If you are determined to get a sponsor for a drama you need another hook besides the story, and besides even a track record – like an actor signed on that the brand wants to be associated with.
Consider sponsors that Google Adwords will not sell advertising for; and go after these companies for sponsorship if it fits your show (eg alcoholic beverages, adult products).

Rather than try and get funding for your passion project, your creative web series, use your experience as a filmmaker – who can tell a story – to gain a commercial deal with a brand. Inflate your budget for the brand and use the difference from the actual costs to invest in the web series that you really want to make.

Consider the growing number of subscription platforms around the world that will pay for exclusive content.
You might look at multiple platforms (until they consolidate in the future) with a few tiers; the gigantic ones, then the next tier, and finally the more speciality ones.

Platforms like Daily Motion need proof that a show has a track record and an existing audience.
An example is High Maintenance; for its first season it was free to watch. Then Vimeo picked it up as their flag show. They didn’t commission a brand new series, it was an existing series that was proven with a built in audience.

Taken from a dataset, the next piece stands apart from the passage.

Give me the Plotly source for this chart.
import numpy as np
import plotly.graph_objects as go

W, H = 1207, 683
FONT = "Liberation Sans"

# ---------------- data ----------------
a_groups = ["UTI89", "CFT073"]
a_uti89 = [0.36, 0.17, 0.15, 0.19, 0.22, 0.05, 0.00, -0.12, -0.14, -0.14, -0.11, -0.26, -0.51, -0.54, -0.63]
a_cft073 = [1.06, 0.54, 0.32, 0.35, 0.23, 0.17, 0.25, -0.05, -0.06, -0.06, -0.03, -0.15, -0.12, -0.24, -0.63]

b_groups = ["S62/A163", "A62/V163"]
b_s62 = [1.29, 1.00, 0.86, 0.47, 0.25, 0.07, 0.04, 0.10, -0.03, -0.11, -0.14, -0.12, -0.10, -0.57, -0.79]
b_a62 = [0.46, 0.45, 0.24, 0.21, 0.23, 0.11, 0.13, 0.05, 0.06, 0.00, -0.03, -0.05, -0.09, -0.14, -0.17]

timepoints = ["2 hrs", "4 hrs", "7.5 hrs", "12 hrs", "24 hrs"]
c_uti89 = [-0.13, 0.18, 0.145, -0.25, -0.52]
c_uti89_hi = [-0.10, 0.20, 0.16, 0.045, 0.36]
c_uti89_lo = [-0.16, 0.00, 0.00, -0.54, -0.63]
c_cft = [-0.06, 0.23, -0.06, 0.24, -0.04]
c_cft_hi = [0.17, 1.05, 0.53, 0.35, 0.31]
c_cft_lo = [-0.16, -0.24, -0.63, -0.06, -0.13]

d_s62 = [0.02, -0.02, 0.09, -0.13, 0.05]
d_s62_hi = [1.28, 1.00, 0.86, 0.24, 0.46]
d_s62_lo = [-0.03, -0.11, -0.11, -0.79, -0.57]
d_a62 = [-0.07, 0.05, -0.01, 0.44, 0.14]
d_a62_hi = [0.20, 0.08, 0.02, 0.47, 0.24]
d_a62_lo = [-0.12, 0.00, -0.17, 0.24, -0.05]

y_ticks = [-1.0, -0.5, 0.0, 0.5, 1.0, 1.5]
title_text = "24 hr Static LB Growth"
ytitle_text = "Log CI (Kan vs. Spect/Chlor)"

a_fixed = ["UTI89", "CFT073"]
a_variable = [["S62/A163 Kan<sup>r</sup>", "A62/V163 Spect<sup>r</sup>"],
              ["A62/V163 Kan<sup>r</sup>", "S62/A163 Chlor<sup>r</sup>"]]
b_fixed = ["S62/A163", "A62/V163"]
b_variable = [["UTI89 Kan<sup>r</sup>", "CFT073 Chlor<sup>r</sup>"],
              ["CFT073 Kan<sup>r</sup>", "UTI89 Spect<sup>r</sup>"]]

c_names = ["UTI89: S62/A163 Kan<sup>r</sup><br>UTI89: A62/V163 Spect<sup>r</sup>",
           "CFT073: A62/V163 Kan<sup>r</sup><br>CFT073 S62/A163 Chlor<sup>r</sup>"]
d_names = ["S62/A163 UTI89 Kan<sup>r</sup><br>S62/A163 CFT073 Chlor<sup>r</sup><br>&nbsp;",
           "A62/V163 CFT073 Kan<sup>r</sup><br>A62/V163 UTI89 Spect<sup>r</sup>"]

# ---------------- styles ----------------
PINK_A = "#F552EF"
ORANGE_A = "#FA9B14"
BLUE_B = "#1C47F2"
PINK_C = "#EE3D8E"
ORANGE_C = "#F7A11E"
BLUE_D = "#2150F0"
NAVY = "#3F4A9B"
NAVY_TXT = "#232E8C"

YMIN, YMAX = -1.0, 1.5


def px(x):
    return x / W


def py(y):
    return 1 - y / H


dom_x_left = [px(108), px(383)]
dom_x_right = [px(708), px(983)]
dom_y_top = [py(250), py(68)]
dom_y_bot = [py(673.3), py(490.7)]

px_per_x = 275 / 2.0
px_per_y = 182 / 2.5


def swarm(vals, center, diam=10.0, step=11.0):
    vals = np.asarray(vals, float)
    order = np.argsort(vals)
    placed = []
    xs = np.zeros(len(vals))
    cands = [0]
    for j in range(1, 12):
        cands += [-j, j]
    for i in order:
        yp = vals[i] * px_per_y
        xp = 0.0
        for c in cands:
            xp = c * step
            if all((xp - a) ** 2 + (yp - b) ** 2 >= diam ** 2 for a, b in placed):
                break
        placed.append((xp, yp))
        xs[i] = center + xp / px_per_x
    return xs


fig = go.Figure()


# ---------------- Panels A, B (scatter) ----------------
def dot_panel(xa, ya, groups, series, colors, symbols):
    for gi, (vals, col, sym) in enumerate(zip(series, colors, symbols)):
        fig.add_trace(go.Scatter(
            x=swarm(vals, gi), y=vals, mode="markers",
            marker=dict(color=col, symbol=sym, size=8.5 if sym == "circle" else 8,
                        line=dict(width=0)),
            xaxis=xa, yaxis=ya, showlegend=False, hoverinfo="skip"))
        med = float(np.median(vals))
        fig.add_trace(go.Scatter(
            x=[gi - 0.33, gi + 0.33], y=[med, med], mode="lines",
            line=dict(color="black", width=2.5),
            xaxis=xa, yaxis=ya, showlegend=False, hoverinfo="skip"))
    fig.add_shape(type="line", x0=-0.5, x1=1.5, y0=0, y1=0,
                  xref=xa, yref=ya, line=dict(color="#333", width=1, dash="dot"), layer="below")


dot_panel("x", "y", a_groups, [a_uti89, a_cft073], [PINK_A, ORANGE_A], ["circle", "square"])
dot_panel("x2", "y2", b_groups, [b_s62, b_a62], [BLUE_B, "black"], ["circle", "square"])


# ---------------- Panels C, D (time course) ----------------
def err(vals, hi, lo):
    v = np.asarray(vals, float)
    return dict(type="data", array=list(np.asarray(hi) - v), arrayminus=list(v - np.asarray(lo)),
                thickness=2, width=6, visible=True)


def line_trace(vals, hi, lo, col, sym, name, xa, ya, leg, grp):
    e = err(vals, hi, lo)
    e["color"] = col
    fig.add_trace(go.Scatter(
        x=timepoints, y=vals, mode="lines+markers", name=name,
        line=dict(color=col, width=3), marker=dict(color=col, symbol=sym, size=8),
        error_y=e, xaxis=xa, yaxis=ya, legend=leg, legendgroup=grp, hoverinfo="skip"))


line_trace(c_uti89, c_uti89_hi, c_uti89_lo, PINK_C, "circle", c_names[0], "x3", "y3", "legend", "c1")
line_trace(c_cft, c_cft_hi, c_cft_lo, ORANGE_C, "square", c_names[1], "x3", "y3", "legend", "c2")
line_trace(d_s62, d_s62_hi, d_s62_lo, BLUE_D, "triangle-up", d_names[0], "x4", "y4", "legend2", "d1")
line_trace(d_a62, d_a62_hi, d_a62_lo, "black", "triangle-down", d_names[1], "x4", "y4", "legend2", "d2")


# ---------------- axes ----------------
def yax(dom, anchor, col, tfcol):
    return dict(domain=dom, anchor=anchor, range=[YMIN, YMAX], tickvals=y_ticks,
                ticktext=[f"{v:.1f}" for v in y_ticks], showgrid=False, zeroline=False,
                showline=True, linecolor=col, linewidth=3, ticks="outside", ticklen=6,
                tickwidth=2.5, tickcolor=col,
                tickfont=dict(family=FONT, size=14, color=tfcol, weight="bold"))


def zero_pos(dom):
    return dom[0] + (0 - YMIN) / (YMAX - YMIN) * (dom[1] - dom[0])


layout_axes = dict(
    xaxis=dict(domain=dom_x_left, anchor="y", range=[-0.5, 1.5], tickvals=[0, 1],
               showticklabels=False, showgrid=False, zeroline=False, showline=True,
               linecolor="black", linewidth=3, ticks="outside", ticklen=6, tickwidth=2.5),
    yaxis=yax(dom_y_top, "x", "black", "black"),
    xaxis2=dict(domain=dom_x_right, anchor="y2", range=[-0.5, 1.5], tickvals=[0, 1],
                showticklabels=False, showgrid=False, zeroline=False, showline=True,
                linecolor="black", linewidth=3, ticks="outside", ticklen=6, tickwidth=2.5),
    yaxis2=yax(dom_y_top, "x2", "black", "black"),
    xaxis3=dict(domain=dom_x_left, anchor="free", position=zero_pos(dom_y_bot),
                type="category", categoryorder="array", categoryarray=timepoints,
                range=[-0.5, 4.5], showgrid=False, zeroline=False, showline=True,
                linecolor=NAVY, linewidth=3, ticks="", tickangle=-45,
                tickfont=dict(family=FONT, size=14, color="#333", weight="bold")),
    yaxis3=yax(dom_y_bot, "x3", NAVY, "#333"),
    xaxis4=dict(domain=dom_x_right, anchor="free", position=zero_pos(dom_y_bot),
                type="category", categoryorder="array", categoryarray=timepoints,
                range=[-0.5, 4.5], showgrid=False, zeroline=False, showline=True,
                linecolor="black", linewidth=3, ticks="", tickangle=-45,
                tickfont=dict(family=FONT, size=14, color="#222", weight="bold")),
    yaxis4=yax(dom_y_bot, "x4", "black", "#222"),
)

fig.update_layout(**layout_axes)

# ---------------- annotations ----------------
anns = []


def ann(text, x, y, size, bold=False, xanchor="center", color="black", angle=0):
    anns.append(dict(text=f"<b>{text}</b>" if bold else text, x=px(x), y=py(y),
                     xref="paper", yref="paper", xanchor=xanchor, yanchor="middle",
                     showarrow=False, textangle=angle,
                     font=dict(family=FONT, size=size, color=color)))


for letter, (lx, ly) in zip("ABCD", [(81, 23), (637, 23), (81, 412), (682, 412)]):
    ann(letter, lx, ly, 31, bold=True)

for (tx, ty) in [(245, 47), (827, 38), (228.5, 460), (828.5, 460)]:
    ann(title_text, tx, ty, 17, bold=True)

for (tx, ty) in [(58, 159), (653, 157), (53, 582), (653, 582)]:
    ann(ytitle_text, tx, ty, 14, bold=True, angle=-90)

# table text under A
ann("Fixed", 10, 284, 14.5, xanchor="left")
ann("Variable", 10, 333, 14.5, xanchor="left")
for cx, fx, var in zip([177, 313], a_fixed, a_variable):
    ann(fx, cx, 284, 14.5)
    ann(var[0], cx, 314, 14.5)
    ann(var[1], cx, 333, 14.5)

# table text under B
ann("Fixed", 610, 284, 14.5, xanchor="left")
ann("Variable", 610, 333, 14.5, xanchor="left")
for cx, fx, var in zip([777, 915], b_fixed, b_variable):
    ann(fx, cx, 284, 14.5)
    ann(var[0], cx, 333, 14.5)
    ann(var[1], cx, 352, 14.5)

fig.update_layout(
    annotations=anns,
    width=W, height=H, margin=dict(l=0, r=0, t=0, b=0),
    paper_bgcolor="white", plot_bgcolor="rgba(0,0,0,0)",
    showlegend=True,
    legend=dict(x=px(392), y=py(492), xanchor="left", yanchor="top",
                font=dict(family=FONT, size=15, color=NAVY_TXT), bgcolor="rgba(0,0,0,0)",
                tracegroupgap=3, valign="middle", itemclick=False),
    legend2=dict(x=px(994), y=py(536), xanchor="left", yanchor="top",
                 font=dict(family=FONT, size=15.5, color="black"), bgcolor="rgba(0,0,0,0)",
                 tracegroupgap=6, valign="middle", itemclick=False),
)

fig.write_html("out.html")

College Humour finds crew who are hungry, excited and very talented but who haven’t had the opportunity to showcase their talent. Sometimes they are willing to work for very low money in exchange for an elevated job description.
While you can get away with having lower production quality on the internet – you must spend money on sound.
Audiences will watch an iPhone movie, but if they can’t hear people talking they’re not going to watch.
Create a web series with a strong story that can be told in a way that’s fairly compact; an idea that is easily contained with not many locations.
Then you can spend money on two or three things that really matter, like polished performances.

YouTubers build their audiences by collaborating with other creators that already have a large subscriber base and they leverage each others subscribers.
How can you cross collaborate with other channels and with other platforms; is there a way you can work with people, or produce content with people, that already have a track record or already have an engaged audience.

Pilots help creators get the show down and help to figure out who or what you need to drop.
Rather than rushing in; take a step back and get the creative process right with a pilot.

Even the most amazing shows don’t get views if they don’t spend money on marketing, or have a star to attract audiences.
Why spend your money on locations? No one ever says; hey check out the cool location on this web series.
Spend your money wisely so you have more to put towards your marketing and promotion.